А между тем гроза приближалась. Налетел вихрь, зашевелились опоры балагана, часть сена с шумом сорвало, кое-где проглядывало серое ночное небо. Мы притихли. И вдруг после вспышки молнии и удара грома по крыше дружно ударили крупные капли — полил дождь и вскоре закапало… А дождь все лил и лил и через полчаса так же внезапно закончился. Евгений Филиппович и его товарищ встали, осмотрели балаган снаружи: на ночь оставаться в таком было нельзя, надо набросать на верх еще сена. Выбираться наружу не хотелось, но надо было. Почти все по разу, по два сходили к остожью. Сено было мокрым. Собрали и то, что свалило ветром. Все это учителя набросили на верх балагана, а часть на бока, где осело. И снова на свои места, на лежанки, вплотную друг к другу.

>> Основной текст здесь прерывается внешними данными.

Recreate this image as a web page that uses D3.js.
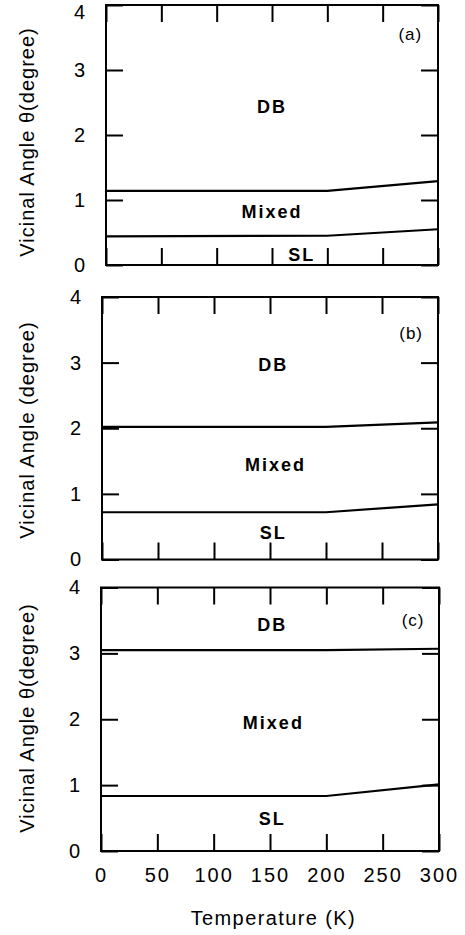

Ночь прошла беспокойно, почти без сна. Дождя больше не было. К утру (весной светает рано) стало видно изнутри наше бедное жилище: оно еле держалось на ветках-перекладинах, готовое рухнуть под тяжестью мокрого снега. Учителя поднялись, развели огнище, вскипятили воду, и мы нехотя, поодиночке стали выбираться, чтобы обогреться и обсушиться. Снова послышались шутки и смех. Вспоминали, как отважно действовали повара, вытаскивая из горящего шалаша пожитки; как всех выручили пятнадцать чебачков… Девчонки шептались: что дома скажут о сгоревших вещах…
Солнце уже взошло. Начало обогревать. Пора было собираться домой — без кротов, без дичи, даже налегке: утром пожевать почти ничего не осталось…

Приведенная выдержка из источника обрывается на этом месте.